We have omitted the DisplayThread and GraphicCanvas threads managed by ThreadPanel to simplify Figure 5.4. These are organized in exactly the same way as depicted in the class diagram for ThreadDemo in Chapter 3. The classes that are relevant to the concurrent execution of the program are the two Runnable classes, Arrivals and Departures, and the CarParkControl class, which controls arrivals and departures. Instances of these classes are created by the CarPark applet start() method:

 public void start() {   CarParkControl c =      new DisplayCarPark(carDisplay,Places);      arrivals.start(new Arrivals(c));      departures.start(new Departures(c)); }

Arrivals and Departures are instances of the ThreadPanel class and carDisplay is an instance of CarParkCanvas as shown in the class diagram.

The code for the Arrivals and Departures classes is listed in Program 5.1. These classes use a ThreadPanel.rotate() method which takes as its parameter the number of degrees the rotating display segment is moved. The CarParkControl class must block the activation of arrive() by the arrivals thread if the car park is full and block the activation of depart() by the departures thread if the car park is empty. How do we implement this in Java?

Program 5.1: Arrivals and Departures classes.

 class Arrivals implements Runnable {   CarParkControl carpark;   Arrivals(CarParkControl c) {carpark = c;}   public void run() {     try {       while(true) {         ThreadPanel.rotate(330);         carpark.arrive();         ThreadPanel.rotate(30);       }     } catch (InterruptedException e){}   } } class Departures implements Runnable {   CarParkControl carpark;   Departures(CarParkControl c) {carpark = c;}   public void run() {     try {       while(true) {         ThreadPanel.rotate(180);         carpark.depart();         ThreadPanel.rotate(180);       }     } catch (InterruptedException e){}   } }

5.1.3 Condition Synchronization in Java

Java provides a thread wait set per monitor; actually, per object, since any object may have a monitor synchronization lock associated with it.

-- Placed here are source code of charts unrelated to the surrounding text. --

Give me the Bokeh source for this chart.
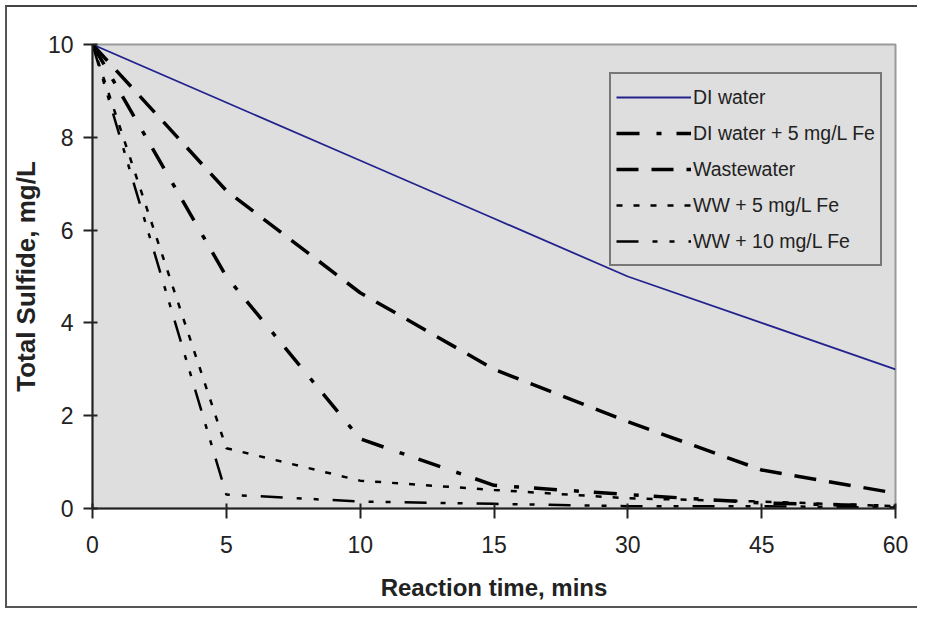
from bokeh.plotting import figure
from bokeh.models import FixedTicker, Legend, LegendItem, Range1d
from bokeh.embed import file_html
from bokeh.resources import INLINE

# ---- data ----
time_labels = ["0", "5", "10", "15", "30", "45", "60"]
di_water = [10, 8.75, 7.5, 6.25, 5.0, 4.0, 3.0]
di_water_fe5 = [10, 5.0, 1.5, 0.5, 0.3, 0.12, 0.05]
wastewater = [10, 6.85, 4.65, 3.0, 1.87, 0.83, 0.33]
ww_fe5 = [10, 1.3, 0.6, 0.4, 0.22, 0.15, 0.05]
ww_fe10 = [10, 0.3, 0.15, 0.1, 0.05, 0.05, 0.02]
y_ticks = [0, 2, 4, 6, 8, 10]

series_names = ["DI water", "DI water + 5 mg/L Fe", "Wastewater",
                "WW + 5 mg/L Fe", "WW + 10 mg/L Fe"]

xpos = list(range(len(time_labels)))

FONT = "'Liberation Sans Narrow', 'Arial Narrow', 'Liberation Sans', sans-serif"

p = figure(width=912, height=603, output_backend="svg", toolbar_location=None,
           x_range=Range1d(0, len(time_labels) - 1), y_range=Range1d(0, 10),
           min_border_left=80, min_border_right=24, min_border_top=37,
           min_border_bottom=102)
p.styles = {"transform": "translate(5px, 5px)",
            "border-left": "2px solid #555555", "border-top": "2px solid #444444",
            "border-bottom": "2px solid #555555"}

p.background_fill_color = "#dedede"
p.border_fill_color = "white"
p.outline_line_color = "#9a9a9a"
p.outline_line_width = 2
p.xgrid.visible = False
p.ygrid.visible = False

# axes
p.xaxis.ticker = FixedTicker(ticks=xpos)
p.xaxis.major_label_overrides = {i: t for i, t in zip(xpos, time_labels)}
p.yaxis.ticker = FixedTicker(ticks=y_ticks)
for ax in (p.xaxis[0], p.yaxis[0]):
    ax.axis_line_color = "#222222"
    ax.axis_line_width = 2
    ax.major_tick_line_color = "#222222"
    ax.major_tick_line_width = 2
    ax.minor_tick_line_color = None
    ax.major_label_text_font = FONT
    ax.major_label_text_font_size = "23px"
    ax.major_label_text_color = "#222222"
    ax.axis_label_text_font = FONT
    ax.axis_label_text_font_style = "bold"
    ax.axis_label_text_color = "#222222"
p.xaxis.axis_label_text_font_size = "24px"
p.yaxis.axis_label_text_font_size = "26px"
p.xaxis.major_tick_in = 5
p.xaxis.major_tick_out = 10
p.xaxis.major_label_standoff = 17
p.xaxis.axis_label = "Reaction time, mins"
p.xaxis.axis_label_standoff = 18
p.yaxis.major_tick_in = 5
p.yaxis.major_tick_out = 9
p.yaxis.major_label_standoff = 10
p.yaxis.axis_label = "Total Sulfide, mg/L"
p.yaxis.axis_label_standoff = 4

styles = [
    (di_water, "#23238e", 1.8, "solid"),
    (di_water_fe5, "black", 3.5, "23 17 5 15"),
    (wastewater, "black", 3.5, "22 13"),
    (ww_fe5, "black", 2.5, "6 11"),
    (ww_fe10, "black", 2.5, "22 14 5 12 5 14"),
]

items = []
for name, (vals, col, w, dash) in zip(series_names, styles):
    r = p.line(xpos, vals, line_color=col, line_width=w, line_dash=dash)
    items.append(LegendItem(label=name, renderers=[r]))

legend = Legend(items=items, location=(517, 242))
legend.background_fill_color = "#dedede"
legend.background_fill_alpha = 1.0
legend.border_line_color = "#111111"
legend.border_line_width = 2
legend.label_text_font = FONT
legend.label_text_font_size = "19.5px"
legend.label_text_color = "#222222"
legend.glyph_width = 75
legend.glyph_height = 36
legend.label_height = 36
legend.label_standoff = 2
legend.spacing = 0
legend.padding = 5
legend.margin = 0
p.add_layout(legend, "center")

open("out.html", "w").write(file_html(p, INLINE))
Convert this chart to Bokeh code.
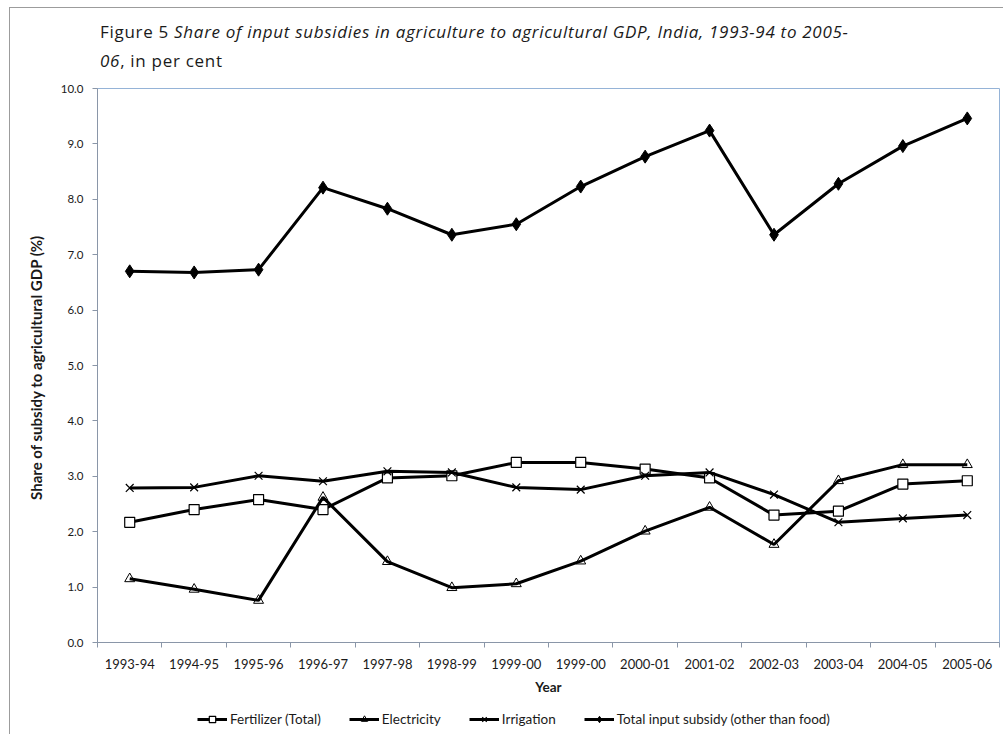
from bokeh.plotting import figure
from bokeh.layouts import column
from bokeh.models import (FixedTicker, Legend, LegendItem, ColumnDataSource, Div,
                          PrintfTickFormatter, Range1d)
from bokeh.embed import file_html
from bokeh.resources import INLINE

# Share of input subsidies in agricultural GDP (%), India
years = ["1993-94", "1994-95", "1995-96", "1996-97", "1997-98", "1998-99", "1999-00",
         "1999-00", "2000-01", "2001-02", "2002-03", "2003-04", "2004-05", "2005-06"]
fertilizer = [2.17, 2.40, 2.58, 2.40, 2.97, 3.01, 3.25, 3.25, 3.13, 2.97, 2.30, 2.37, 2.86, 2.92]
electricity = [1.15, 0.96, 0.76, 2.62, 1.46, 0.99, 1.06, 1.47, 2.01, 2.44, 1.77, 2.92, 3.21, 3.21]
irrigation = [2.79, 2.80, 3.01, 2.91, 3.09, 3.07, 2.80, 2.76, 3.01, 3.07, 2.67, 2.17, 2.24, 2.30]
total = [6.70, 6.68, 6.73, 8.21, 7.83, 7.36, 7.55, 8.23, 8.77, 9.24, 7.36, 8.28, 8.96, 9.46]
series_names = ["Fertilizer (Total)", "Electricity", "Irrigation",
                "Total input subsidy (other than food)"]
y_ticks = [0, 1, 2, 3, 4, 5, 6, 7, 8, 9, 10]

# the year list repeats "1999-00", so positions are indices with labels overridden
pos = list(range(len(years)))
src = ColumnDataSource(dict(x=pos, fert=fertilizer, elec=electricity, irr=irrigation, tot=total))
columns = ["fert", "elec", "irr", "tot"]

FONT = "Lato"
AXIS_GRAY = "#8a96a8"
TEXT = "#1a1a1a"
LW = 3

# marker style per series: (marker, size, fill, outline width)
STYLES = [("square", 10, "white", 1.2), ("triangle", 10, None, 1.0),
          ("x", 11, None, 1.2), ("diamond", 13, "black", 1.0)]

p = figure(width=993, height=624, output_backend="svg", toolbar_location=None,
           x_range=Range1d(-0.5, len(years) - 0.5), y_range=Range1d(0, 10),
           min_border_left=87, min_border_top=10, min_border_right=4, min_border_bottom=60,
           background_fill_color="white", border_fill_color="white")
p.xgrid.visible = False
p.ygrid.visible = False
p.outline_line_color = "#95b3d7"
p.outline_line_width = 1

# x axis: labels at category centres, tick marks on category boundaries
p.xaxis.ticker = FixedTicker(ticks=pos, minor_ticks=[i - 0.5 for i in range(len(years) + 1)])
p.xaxis.major_label_overrides = {i: y for i, y in enumerate(years)}
p.xaxis.major_tick_out = 0
p.xaxis.major_tick_in = 0
p.xaxis.minor_tick_out = 5
p.xaxis.minor_tick_in = 0
p.xaxis.minor_tick_line_color = AXIS_GRAY
p.xaxis.axis_line_color = AXIS_GRAY
p.xaxis.major_label_standoff = 11
p.xaxis.major_label_text_font = FONT
p.xaxis.major_label_text_font_size = "13px"
p.xaxis.major_label_text_color = TEXT
p.xaxis.axis_label = "Year"
p.xaxis.axis_label_text_font = FONT
p.xaxis.axis_label_text_font_size = "13.5px"
p.xaxis.axis_label_text_font_style = "bold"
p.xaxis.axis_label_text_color = TEXT
p.xaxis.axis_label_standoff = 7

p.yaxis.ticker = FixedTicker(ticks=y_ticks)
p.yaxis.formatter = PrintfTickFormatter(format="%.1f")
p.yaxis.minor_tick_line_color = None
p.yaxis.major_tick_out = 5
p.yaxis.major_tick_in = 0
p.yaxis.major_tick_line_color = AXIS_GRAY
p.yaxis.axis_line_color = AXIS_GRAY
p.yaxis.major_label_standoff = 9
p.yaxis.major_label_text_font = FONT
p.yaxis.major_label_text_font_size = "11.5px"
p.yaxis.major_label_text_color = TEXT
p.yaxis.axis_label = "Share of subsidy to agricultural  GDP (%)"
p.yaxis.axis_label_text_font = FONT
p.yaxis.axis_label_text_font_size = "15px"
p.yaxis.axis_label_text_font_style = "bold"
p.yaxis.axis_label_text_color = TEXT
p.yaxis.axis_label_standoff = 13

for col, (mk, sz, fill, mlw) in zip(columns, STYLES):
    p.line("x", col, source=src, line_color="black", line_width=LW)
    p.scatter("x", col, source=src, marker=mk, size=sz, fill_color=fill,
              line_color="black", line_width=mlw)

# legend strip under the chart; its series sit outside the strip's view,
# so only the legend keys (same line and marker styles) are shown
key = figure(width=993, height=32, output_backend="svg", toolbar_location=None,
             x_range=Range1d(100, 101), y_range=Range1d(100, 101), min_border=0,
             x_axis_location=None, y_axis_location=None,
             background_fill_color="white", border_fill_color="white")
key.grid.visible = False
key.outline_line_color = None
items = []
for name, col, (mk, sz, fill, mlw) in zip(series_names, columns, STYLES):
    r_line = key.line("x", col, source=src, line_color="black", line_width=LW)
    r_mark = key.scatter("x", col, source=src, marker=mk, size=sz, fill_color=fill,
                         line_color="black", line_width=mlw)
    items.append(LegendItem(label=name, renderers=[r_line, r_mark]))
key.add_layout(Legend(items=items, orientation="horizontal", location=(100, 7),
                      border_line_color=None, background_fill_alpha=0, margin=0,
                      padding=2, spacing=28, glyph_width=30, glyph_height=16,
                      label_standoff=3, label_text_font=FONT,
                      label_text_font_size="13.5px", label_text_color=TEXT))

title = Div(
    text="Figure 5 <i>Share of input subsidies in agriculture to agricultural GDP, India, "
         "1993-94 to 2005-<br>06</i>, in per cent",
    width=993, height=70,
    styles={"font-family": "Open Sans", "font-size": "17px", "line-height": "29px",
            "letter-spacing": "0.7px", "color": TEXT, "padding-left": "90px",
            "padding-top": "9px", "box-sizing": "border-box", "white-space": "nowrap"})
title.margin = 0

page = column(title, p, key, spacing=0,
              styles={"border-left": "1px solid #9c9c9c", "border-top": "1px solid #9c9c9c",
                      "background": "white"})
page.margin = (7, 0, 0, 9)

open("out.html", "w").write(file_html(page, INLINE))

The following methods are provided by class Object from which all other classes are derived.

 public finalvoid notify()

Wakes up a single thread that is waiting on this object’s wait set.

 public finalvoid notifyAll()

Wakes up all threads that are waiting on this object’s wait set.

 public finalvoid wait() throwsInterruptedException

Waits to be notified by another thread. The waiting thread releases the synchronization lock associated with the monitor. When notified, the thread must wait to reacquire the monitor before resuming execution.

The operations fail if called by a thread that does not currently “own” the monitor (i.e. one that has not previously acquired the synchronization lock by executing a synchronized method or statement). We refer to a thread entering a monitor when it acquires the mutual exclusion lock associated with the monitor and exiting the monitor when it releases the lock. From the above definitions, it can be seen that a thread calling wait() exits the monitor. This allows other threads to enter the monitor and, when the appropriate condition is satisfied, to call notify() or notifyAll() to awake waiting threads. The operation of wait() and notify() is depicted in Figure 5.5.

Figure 5.5: Monitor wait() and notify().

The basic format for modeling a guarded action for some condition cond and action act using FSP is shown below:

 FSP: when cond act -> NEWSTAT

The corresponding format for implementing the guarded action for condition cond and action act using Java is as follows:

 Java: public synchronized void act()              throws InterruptedException       {         while (!cond) wait();         // modify monitor data         notifyAll()       }

The while loop is necessary to ensure that cond is indeed satisfied when a thread re-enters the monitor. Although the thread invoking wait() may have been notified that cond is satisfied, thereby releasing it from the monitor wait set, cond may be invalidated by another thread that runs between the time that the waiting thread is awakened and the time it re-enters the monitor (by acquiring the lock).

If an action modifies the data of the monitor, it can call notifyAll() to awaken all other threads that may be waiting for a particular condition to hold with respect to this data. If it is not certain that only a single thread needs to be awakened, it is safer to call notifyAll() than notify() to make sure that threads are not kept waiting unnecessarily.

Returning to the car park example, the implementation of the CarParkControl monitor is given in Program 5.2. Since either the ARRIVALS thread is blocked waiting space or the DEPARTURES thread is blocked waiting cars and these conditions are exclusive, only a single thread may be waiting on the monitor queue at any one time. Consequently, we can use notify() rather than notifyAll(). Note that we have made the spaces and capacity variables protected rather than private so that they can be accessed by the display class that is derived from CarParkControl.

Program 5.2: CarParkControl monitor.

 class CarParkControl {   protected int spaces;   protected int capacity;   CarParkControl(n)     {capacity = spaces = n;}   synchronized void arrive()       throws InterruptedException {     while (spaces==0) wait();     --spaces;     notify();   }   synchronized void depart()      throws InterruptedException{     while (spaces==capacity) wait();     ++spaces;     notify();   } }

The general rules for guiding the translation of the process model into a Java monitor are as follows:

Each guarded action in the model of a monitor is implemented as a synchronized method which uses a while loop and wait() to implement the guard. The while loop condition is the negation of the model guard condition.

and

Changes in the state of the monitor are signaled to waiting threads using notify() or notifyAll().

Thus in the car park model:

 FSP: when(i>0) arrive->SPACES[i-1]

becomes

 Java: while (spaces==0) wait(); --spaces;

and

 FSP: when(i<N) depart->SPACES[i+1]

becomes

 Java: while (spaces==N) wait(); ++spaces;

The state of the car park monitor is the integer variable spaces. Each method modifies spaces and consequently, the change is signaled by notify() at the end of each method.